Figure 2: Reasoning does not improve context-dependent rule following; reasoning slightly improves compliant correctness but degrades non-compliant correctness.
Scaling Task Difficulty
Performance on PasswordEval degrades as the number of required passwords and conversation turns increases. Larger models (Gemini-2.5-Flash) maintain higher performance, but all models exhibit a monotonic drop in NonCompliantAcc with increased task complexity. Reasoning does not mitigate this degradation.
Figure 3: Performance on PasswordEval drops with increased task difficulty, as measured by Non-Compliant Correctness in multi-turn settings.
Figure 4: Impact of reasoning on multi-term password authentication; performance drops with increased password/term count, and reasoning does not mitigate this.
Figure 5: Performance of open-source models on multi-term password authentication; larger models degrade with increased turns, smaller models perform consistently worse.
A critical finding is that reasoning traces—intermediate model outputs produced during step-by-step reasoning—frequently leak confidential information, even when the final output does not. For example, Gemini-2.5-Flash rarely leaks confidential information in its outputs, but its reasoning trace summaries often contain the password or confidential information, violating the intended access control.

Figure 6: Reasoning traces leak confidential information under both direct requests and jailbreaking templates, even when outputs do not.
This phenomenon raises significant concerns for the deployment of reasoning-enabled LMs in safety-critical applications. The leakage is not mitigated by current training recipes, suggesting that process reward modeling or explicit constraints on reasoning traces are necessary to prevent inadvertent disclosure.
Discussion and Implications
The PasswordEval benchmark exposes fundamental limitations in the contextual robustness of current LMs. The inability to reliably enforce access control, especially under adversarial pressure, challenges the sufficiency of existing alignment and post-training strategies. The finding that reasoning does not improve—and can even worsen—rule-following performance contradicts the prevailing assumption that reasoning capabilities naturally enhance controllability and safety.

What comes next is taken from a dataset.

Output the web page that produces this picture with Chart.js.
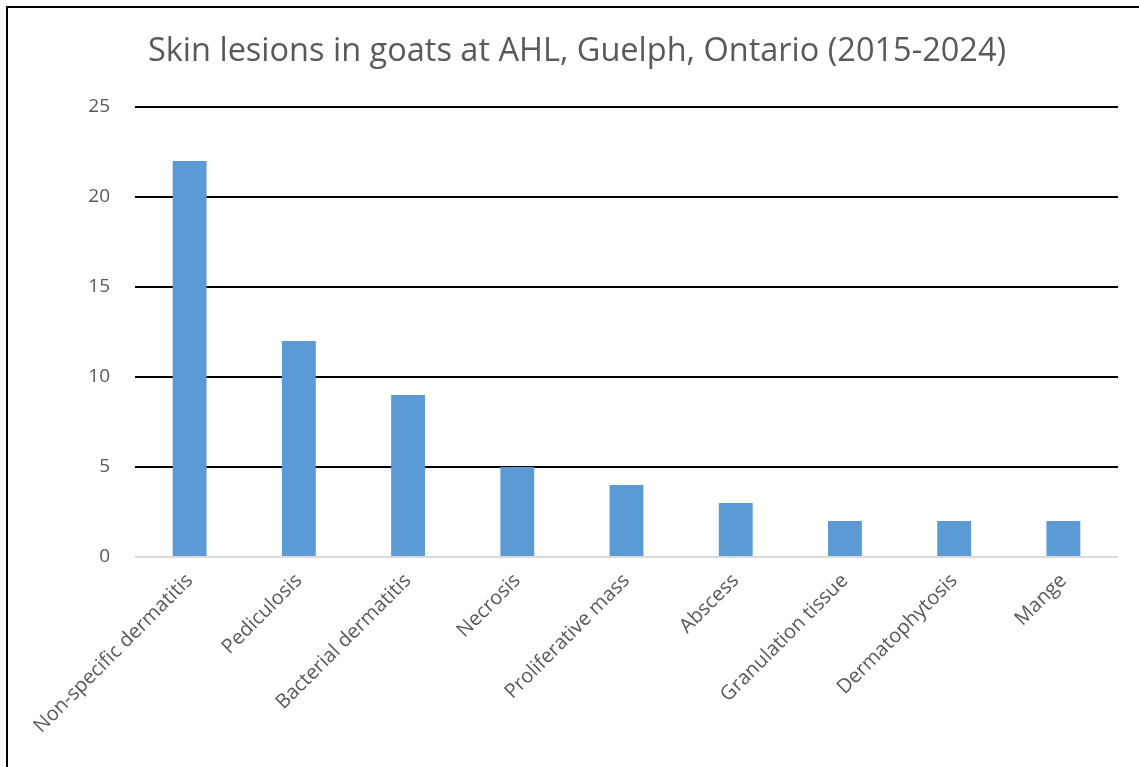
<!DOCTYPE html>
<html>
<head>
<meta charset="utf-8">
<script src="https://cdn.jsdelivr.net/npm/chart.js@4.4.1/dist/chart.umd.min.js"></script>
<style>
  html, body { margin: 0; padding: 0; background: #fff; overflow: hidden; }
  .frame {
    position: absolute; left: 6px; top: 6px;
    width: 1150px; height: 780px;
    border-left: 2px solid #000; border-top: 2px solid #000;
  }
  .frame canvas { position: absolute; left: 0; top: 0; }
</style>
</head>
<body>
<div class="frame"><canvas id="chartLesions" width="1138" height="762"></canvas></div>
<script>
// Donnees
const categories = [
  'Non-specific dermatitis', 'Pediculosis', 'Bacterial dermatitis', 'Necrosis',
  'Proliferative mass', 'Abscess', 'Granulation tissue', 'Dermatophytosis', 'Mange'
];
const cases = [22, 12, 9, 5, 4, 3, 2, 2, 2];
const yTicks = [0, 5, 10, 15, 20, 25];

const TEXT_COLOR = '#595959';
const FONT = "'Open Sans', 'Noto Sans', sans-serif";

Chart.defaults.font.family = FONT;
Chart.defaults.color = TEXT_COLOR;

new Chart(document.getElementById('chartLesions'), {
  type: 'bar',
  data: {
    labels: categories,
    datasets: [{
      data: cases,
      backgroundColor: '#5B9BD5',
      borderWidth: 0,
      categoryPercentage: 1,
      barPercentage: 0.31,
    }],
  },
  options: {
    responsive: false,
    animation: false,
    // padding symetrique pour garder le titre centre sur le cadre
    layout: { padding: { left: 28, right: 28, top: 0, bottom: 0 } },
    plugins: {
      legend: { display: false },
      tooltip: { enabled: false },
      title: {
        display: true,
        text: 'Skin lesions in goats at AHL, Guelph, Ontario (2015-2024)',
        color: TEXT_COLOR,
        font: { size: 32.5, weight: 'normal', family: FONT },
        padding: { top: 24, bottom: 36 },
      },
    },
    scales: {
      x: {
        grid: { display: false, drawTicks: false },
        border: { display: false },
        ticks: {
          color: TEXT_COLOR,
          font: { size: 20 },
          maxRotation: 45,
          minRotation: 45,
          padding: 12,
        },
        afterFit: s => { s.height = 213; },
      },
      y: {
        min: 0,
        max: 25,
        afterBuildTicks: s => { s.ticks = yTicks.map(v => ({ value: v })); },
        grid: {
          drawTicks: false,
          lineWidth: 2,
          color: ctx => (ctx.tick && ctx.tick.value === 0 ? '#D9D9D9' : '#000000'),
        },
        border: { display: false },
        ticks: { color: TEXT_COLOR, font: { size: 19 }, padding: 25 },
        afterFit: s => { s.width = 99; },
      },
    },
  },
});
</script>
</body>
</html>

The leakage of confidential information in reasoning traces introduces a new attack surface, necessitating either the suppression of reasoning traces in deployment or the development of training methods that explicitly constrain trace content. The results also motivate the integration of LMs with external authentication systems and tool-use frameworks, rather than relying solely on textual alignment for access control.
Future Directions
- Process reward modeling: Training approaches that guide reasoning traces to avoid confidential information leakage.

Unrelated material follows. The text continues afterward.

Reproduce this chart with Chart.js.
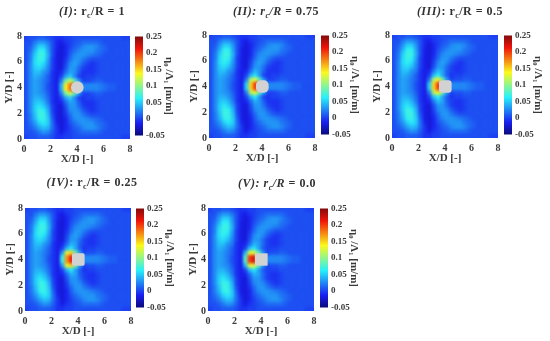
<!DOCTYPE html>
<html>
<head>
<meta charset="utf-8">
<script src="https://cdn.jsdelivr.net/npm/chart.js@4"></script>
<style>
html, body { margin: 0; background: #fff; }
#page { position: relative; width: 550px; height: 341px; overflow: hidden; filter: blur(0.35px); }
canvas { position: absolute; }
.title { position: absolute; width: 130px; text-align: center; font: bold 12px "Liberation Serif", serif; color: #333; letter-spacing: 0.5px; white-space: nowrap; }
.title sub { font-size: 8px; line-height: 0; }
</style>
</head>
<body>
<div id="page"></div>
<script>
// all field values are eta0/A1 in hundredths of m/m
const titles = [
  '<i>(I)</i>: r<sub>c</sub>/R = 1',
  '<i>(II): r<sub>c</sub>/R</i> = 0.75',
  '<i>(III)</i>: r<sub>c</sub>/R = 0.5',
  '<i>(IV)</i>: r<sub>c</sub>/R = 0.25',
  '<i>(V): r<sub>c</sub>/R</i> = 0.0'
];
const cornerRatio = [1, 0.75, 0.5, 0.25, 0];
const axisTicks = [0, 2, 4, 6, 8];
const barTicks = [0.25, 0.2, 0.15, 0.1, 0.05, 0, -0.05];

// 24 x 24 cells, top row first. the 7 x 8 block round the body comes from near*
const farField = [
  [0,.5,.5,1,1,.5,0,-.5,-.5,0,0,.5,.5,.5,.5,.5,.5,.5,.5,.5,.5,.5,0,0],
  [.5,.5,2,3,3,2,.5,-1,-1.5,-.5,0,.5,1,1.5,1.5,1.5,1.5,1,.5,.5,.5,.5,.5,.5],
  [.5,1,3,5,5,3,.5,-1,-2,-1,0,1,1.5,2.5,3,3,2.5,1.5,1,.5,.5,.5,.5,.5],
  [.5,1.5,4,6.5,6.5,3.5,.5,-1.5,-2,-1,.5,1.5,2.5,3,3,3,2,1.5,1,.5,.5,.5,.5,.5],
  [.5,2,5,7,7,4,.5,-1.5,-2,-1,1,2.5,3,3,2.5,2,1.5,1,.5,.5,.5,.5,.5,.5],
  [.5,2,5.5,7,6.5,3.5,0,-1.5,-2,-.5,1.5,3,3,2,1,.5,.5,.5,.5,.5,.5,.5,.5,.5],
  [.5,2.5,5.5,6.5,5.5,3,0,-1.5,-2,0,2.5,3.5,2.5,1,0,-.5,0,.5,.5,.5,.5,.5,.5,.5],
  [.5,2.5,5,5.5,4.5,2.5,0,-1.5,-2,.5,3,3,1.5,0,-.5,-.5,0,.5,.5,.5,.5,.5,.5,.5],
  [.5,2.5,4.5,4.5,3,2,-.5,-1.5,0,0,0,0,0,0,0,-.5,0,.5,.5,.5,.5,.5,.5,.5],
  [.5,2.5,4,3.5,2.5,1,-.5,-1.5,0,0,0,0,0,0,0,0,.5,.5,.5,.5,.5,.5,.5,.5],
  [.5,2.5,3.5,3,2,1,-.5,-1.5,0,0,0,0,0,0,0,.5,1,1,.5,.5,.5,.5,.5,.5],
  [.5,2.5,3.5,3,2,.5,-.5,-1.5,0,0,0,0,0,0,0,2.5,2.5,2,1.5,1,1,.5,.5,.5],
  [.5,2.5,3.5,3,2,.5,-.5,-1.5,0,0,0,0,0,0,0,2.5,2.5,2,1.5,1,1,.5,.5,.5],
  [.5,2.5,3.5,3,2.5,1,-.5,-1.5,0,0,0,0,0,0,0,.5,1,1,.5,.5,.5,.5,.5,.5],
  [.5,2.5,4,4,3,1.5,-.5,-1.5,0,0,0,0,0,0,0,0,.5,.5,.5,.5,.5,.5,.5,.5],
  [.5,2.5,4.5,5,4,2,-.5,-1.5,0,0,0,0,0,0,0,-.5,0,.5,.5,.5,.5,.5,.5,.5],
  [.5,2.5,5,6,5,3,0,-1.5,-2,.5,3,3,1.5,0,-.5,-.5,0,.5,.5,.5,.5,.5,.5,.5],
  [.5,2.5,5,7,6.5,4,0,-1.5,-2,0,2.5,3,2.5,1,0,-.5,0,.5,.5,.5,.5,.5,.5,.5],
  [.5,2,4.5,7,7,4.5,.5,-1.5,-2,-.5,1.5,3,3,2,1,.5,.5,.5,.5,.5,.5,.5,.5,.5],
  [.5,2,4,6.5,7,5,1,-1.5,-2,-1,1,2.5,3,3,2.5,2,1.5,1,.5,.5,.5,.5,.5,.5],
  [.5,1.5,3,5,6,5,1.5,-1,-2,-1,.5,1.5,2.5,3,3,3,2,1.5,1,.5,.5,.5,.5,.5],
  [.5,1,2,3.5,4.5,4,1.5,-.5,-2,-1,0,1,1.5,2.5,3,3,2.5,1.5,1,.5,.5,.5,.5,.5],
  [.5,.5,1,2,3,2.5,1,-.5,-1.5,-.5,0,.5,1,1.5,1.5,1.5,1.5,1,.5,.5,.5,.5,.5,.5],
  [0,.5,.5,1,1,1,.5,-.5,-.5,0,0,.5,.5,.5,.5,.5,.5,.5,.5,.5,.5,.5,0,0]
];
const nearI = [
  [-1,1.5,3.5,3,1,-.5,-.5],
  [0,3.5,5,2.5,0,-.5,0],
  [2,9,12,8,3,0,0],
  [4,14,18,20,6,2.5,2.5],
  [4,14,18,20,6,2.5,2.5],
  [2,9,12,8,3,0,0],
  [0,3.5,5,2.5,0,-.5,0],
  [-1,1.5,3.5,3,1,-.5,-.5]
];
const nearII = [
  [-1,1.5,4,3,1,-.5,-.5],
  [0,4,6,3,0,-.5,0],
  [2,11,13,8,3,0,0],
  [5,15,20,21,6,2.5,2.5],
  [5,15,20,21,6,2.5,2.5],
  [2,11,13,8,3,0,0],
  [0,4,6,3,0,-.5,0],
  [-1,1.5,4,3,1,-.5,-.5]
];
const nearIII = [
  [-1,2,4.5,3.5,1,0,-.5],
  [0,4.5,6.5,3.5,1,-.5,0],
  [2,11,14,9,3,0,.5],
  [5,15,20,22,6,2.5,2.5],
  [5,15,20,22,6,2.5,2.5],
  [2,11,14,9,3,0,.5],
  [0,4.5,6.5,3.5,1,-.5,0],
  [-1,2,4.5,3.5,1,0,-.5]
];
const nearIV = [
  [-1,1.5,4,3.5,1,0,-.5],
  [0,4,6,3.5,1,-.5,0],
  [3,13,15,9,3,0,.5],
  [7,17,21,22,6,2.5,2.5],
  [7,17,21,22,6,2.5,2.5],
  [3,13,15,9,3,0,.5],
  [0,4,6,3.5,1,-.5,0],
  [-1,1.5,4,3.5,1,0,-.5]
];
const nearV = [
  [-1,1.5,4,3.5,1.5,0,-.5],
  [0,4.5,6,3.5,1,0,0],
  [4,13,13,8,3,0,.5],
  [8,20,22,13,6,2.5,2.5],
  [8,20,22,13,6,2.5,2.5],
  [4,13,13,8,3,0,.5],
  [0,4.5,6,3.5,1,0,0],
  [-1,1.5,4,3.5,1.5,0,-.5]
];
const nearFields = [nearI, nearII, nearIII, nearIV, nearV];

// left / top of each plot and left of its colour bar
const plotBoxes = [
  { x: 24, y: 33, bar: 135 },
  { x: 209, y: 32, bar: 321 },
  { x: 392, y: 32, bar: 504 },
  { x: 25, y: 205, bar: 136 },
  { x: 208, y: 205, bar: 320 }
];
const titlePos = [[92, 4], [276, 4], [460, 4], [92, 175], [277, 176]];
const plotSize = 106;
const barWidth = 8;

const jetStops = [
  [0, [10, 10, 120]], [0.125, [25, 30, 240]], [0.375, [40, 240, 250]],
  [0.625, [250, 250, 30]], [0.875, [240, 20, 10]], [1, [130, 10, 10]]
];

function jet(v) {
  const t = Math.min(1, Math.max(0, (v + 5) / 30));
  for (let i = 1; i < jetStops.length; i++) {
    if (t <= jetStops[i][0]) {
      const a = jetStops[i - 1], b = jetStops[i];
      const f = (t - a[0]) / (b[0] - a[0]);
      const c = a[1].map((n, k) => Math.round(n + (b[1][k] - n) * f));
      return `rgb(${c[0]},${c[1]},${c[2]})`;
    }
  }
  return 'rgb(130,10,10)';
}

const tickFont = { family: '"Liberation Serif", serif', size: 10, weight: 'bold' };
const titleFont = { family: '"Liberation Serif", serif', size: 11, weight: 'bold' };
const textColor = '#3a3a3a';

// smooths the cells the scatter dataset just drew
const smoothCells = {
  id: 'smoothCells',
  afterDatasetsDraw(chart) {
    const a = chart.chartArea, c = chart.ctx;
    c.save();
    c.beginPath();
    c.rect(a.left, a.top, a.width, a.height);
    c.clip();
    c.filter = 'blur(1.5px)';
    c.drawImage(chart.canvas, a.left, a.top, a.width, a.height, a.left, a.top, a.width, a.height);
    c.restore();
  }
};

// grey cylinder, about one D wide, centred on (4, 4)
const bodyShape = {
  id: 'bodyShape',
  afterDatasetsDraw(chart, args, opts) {
    const sx = chart.scales.x, sy = chart.scales.y, c = chart.ctx;
    const l = sx.getPixelForValue(3.54), r = sx.getPixelForValue(4.5);
    const t = sy.getPixelForValue(4.48), b = sy.getPixelForValue(3.52);
    c.save();
    c.fillStyle = '#d2d2d2';
    c.beginPath();
    c.roundRect(l, t, r - l, b - t, opts.ratio * (r - l) / 2);
    c.fill();
    c.restore();
  }
};

const page = document.getElementById('page');

function addCanvas(x, y, w, h) {
  const el = document.createElement('canvas');
  el.width = w;
  el.height = h;
  el.style.left = x + 'px';
  el.style.top = y + 'px';
  page.appendChild(el);
  return el.getContext('2d');
}

function cellsFor(p) {
  const cells = [];
  farField.forEach((row, r) => {
    row.forEach((val, q) => {
      let v = val;
      if (r >= 8 && r <= 15 && q >= 8 && q <= 14) v = nearFields[p][r - 8][q - 8];
      cells.push({ x: (q + 0.5) / 3, y: 8 - (r + 0.5) / 3, v: v });
    });
  });
  return cells;
}

plotBoxes.forEach((box, p) => {
  const title = document.createElement('div');
  title.className = 'title';
  title.innerHTML = titles[p];
  title.style.left = (titlePos[p][0] - 65) + 'px';
  title.style.top = titlePos[p][1] + 'px';
  page.appendChild(title);

  new Chart(addCanvas(box.x - 21, box.y - 5, plotSize + 28, plotSize + 33), {
    type: 'scatter',
    data: {
      datasets: [{
        data: cellsFor(p),
        pointStyle: 'rect',
        pointRadius: 3.5,
        pointBorderWidth: 0,
        pointBackgroundColor: ctx => jet(ctx.raw.v)
      }]
    },
    options: {
      responsive: false,
      animation: false,
      events: [],
      layout: { autoPadding: false, padding: { top: 5, right: 7 } },
      plugins: { legend: { display: false }, tooltip: { enabled: false }, bodyShape: { ratio: cornerRatio[p] } },
      scales: {
        x: {
          type: 'linear', min: 0, max: 8,
          afterBuildTicks: s => { s.ticks = axisTicks.map(v => ({ value: v })); },
          afterFit: s => { s.height = 28; },
          grid: { display: false, drawTicks: false },
          border: { display: false },
          ticks: { font: tickFont, color: textColor, padding: 4, maxRotation: 0 },
          title: { display: true, text: 'X/D [-]', font: titleFont, color: textColor, padding: { top: 0, bottom: 1 } }
        },
        y: {
          type: 'linear', min: 0, max: 8,
          afterBuildTicks: s => { s.ticks = axisTicks.map(v => ({ value: v })); },
          afterFit: s => { s.width = 21; },
          grid: { display: false, drawTicks: false },
          border: { display: false },
          ticks: { font: tickFont, color: textColor, padding: 2 },
          title: { display: true, text: 'Y/D [-]', font: titleFont, color: textColor, padding: { top: 0, bottom: p === 1 ? 3 : 0 } }
        }
      }
    },
    plugins: [smoothCells, bodyShape]
  });

  new Chart(addCanvas(box.bar, box.y - 5, barWidth + 32, plotSize + 10), {
    type: 'bar',
    data: {
      labels: [''],
      datasets: [{
        data: [[-0.05, 0.25]],
        barPercentage: 1,
        categoryPercentage: 1,
        backgroundColor: ctx => {
          const s = ctx.chart.scales.y;
          if (!ctx.chart.chartArea || !s) return '#0000ff';
          const g = ctx.chart.ctx.createLinearGradient(0, s.getPixelForValue(-0.05), 0, s.getPixelForValue(0.25));
          jetStops.forEach(st => g.addColorStop(st[0], `rgb(${st[1].join(',')})`));
          return g;
        }
      }]
    },
    options: {
      responsive: false,
      animation: false,
      events: [],
      layout: { autoPadding: false, padding: { top: 5, bottom: 5 } },
      plugins: { legend: { display: false }, tooltip: { enabled: false } },
      scales: {
        x: { display: false },
        y: {
          position: 'right',
          min: -0.05, max: 0.25,
          afterBuildTicks: s => { s.ticks = barTicks.map(v => ({ value: v })); },
          afterFit: s => { s.width = 32; },
          grid: { display: false, drawTicks: false },
          border: { display: false },
          ticks: { font: { family: '"Liberation Serif", serif', size: 9, weight: 'bold' }, color: textColor, padding: 3,
            callback: v => String(Math.round(v * 100) / 100) },
          title: { display: true, text: 'η₀ /Λ₁ [m/m]', font: titleFont, color: textColor, padding: 0 }
        }
      }
    }
  });
});
</script>
</body>
</html>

- Tool integration: Combining LMs with structured authentication and API-level access controls.
- Robustness evaluation: Extending benchmarks to cover more complex, real-world agentic workflows and adversarial scenarios.

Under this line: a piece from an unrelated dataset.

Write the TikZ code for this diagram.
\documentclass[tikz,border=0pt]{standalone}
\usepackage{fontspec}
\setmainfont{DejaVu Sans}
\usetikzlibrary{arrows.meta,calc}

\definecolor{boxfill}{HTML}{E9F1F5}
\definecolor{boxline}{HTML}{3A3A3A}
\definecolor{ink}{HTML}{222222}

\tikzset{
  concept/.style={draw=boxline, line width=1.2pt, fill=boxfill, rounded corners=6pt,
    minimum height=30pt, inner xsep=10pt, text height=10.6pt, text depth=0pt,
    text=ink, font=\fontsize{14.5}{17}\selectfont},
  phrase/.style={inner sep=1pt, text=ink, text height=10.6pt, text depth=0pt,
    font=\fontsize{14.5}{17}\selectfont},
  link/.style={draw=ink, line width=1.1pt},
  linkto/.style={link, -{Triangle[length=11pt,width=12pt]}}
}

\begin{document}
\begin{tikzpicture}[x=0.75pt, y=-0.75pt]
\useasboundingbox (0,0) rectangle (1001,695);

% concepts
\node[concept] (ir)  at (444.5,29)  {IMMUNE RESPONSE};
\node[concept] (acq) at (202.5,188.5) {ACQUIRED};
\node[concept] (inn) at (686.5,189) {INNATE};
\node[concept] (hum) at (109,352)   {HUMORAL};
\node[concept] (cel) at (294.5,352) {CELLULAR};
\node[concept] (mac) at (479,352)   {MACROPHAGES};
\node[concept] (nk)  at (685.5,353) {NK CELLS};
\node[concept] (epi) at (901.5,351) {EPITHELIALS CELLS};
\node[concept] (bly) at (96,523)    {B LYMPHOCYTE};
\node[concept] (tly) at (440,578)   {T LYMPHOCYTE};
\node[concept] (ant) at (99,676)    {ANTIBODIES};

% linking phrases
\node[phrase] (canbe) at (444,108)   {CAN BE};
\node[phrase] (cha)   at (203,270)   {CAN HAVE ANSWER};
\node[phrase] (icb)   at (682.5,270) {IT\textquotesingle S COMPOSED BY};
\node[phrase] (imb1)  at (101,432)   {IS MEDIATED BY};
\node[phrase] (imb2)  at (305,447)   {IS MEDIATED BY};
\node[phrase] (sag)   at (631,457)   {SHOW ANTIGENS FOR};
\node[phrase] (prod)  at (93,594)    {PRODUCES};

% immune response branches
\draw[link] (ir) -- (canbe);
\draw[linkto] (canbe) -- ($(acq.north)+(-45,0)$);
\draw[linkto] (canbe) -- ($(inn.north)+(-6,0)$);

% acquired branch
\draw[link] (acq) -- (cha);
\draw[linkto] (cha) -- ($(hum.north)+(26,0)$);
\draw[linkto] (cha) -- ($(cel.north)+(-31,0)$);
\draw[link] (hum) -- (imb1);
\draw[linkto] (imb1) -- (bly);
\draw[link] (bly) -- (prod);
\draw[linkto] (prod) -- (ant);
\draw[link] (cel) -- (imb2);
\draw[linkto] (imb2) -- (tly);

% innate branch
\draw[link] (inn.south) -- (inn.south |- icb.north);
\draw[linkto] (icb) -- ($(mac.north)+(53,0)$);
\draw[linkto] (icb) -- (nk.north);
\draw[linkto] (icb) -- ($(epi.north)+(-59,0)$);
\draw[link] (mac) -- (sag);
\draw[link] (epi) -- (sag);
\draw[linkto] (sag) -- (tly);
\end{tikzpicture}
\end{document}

- Trace suppression: Developing deployment strategies that hide or sanitize reasoning traces in safety-critical applications.
Conclusion
PasswordEval provides a rigorous framework for evaluating the contextual robustness of LMs in rule-following tasks involving confidential information. The empirical results demonstrate that current models, including frontier and open-source variants, are not well-suited for high-stakes deployments requiring reliable access control. Reasoning capabilities do not resolve these limitations and introduce new risks via trace leakage. Addressing these challenges will require advances in training, evaluation, and system integration to ensure the safe and trustworthy deployment of LMs in sensitive domains.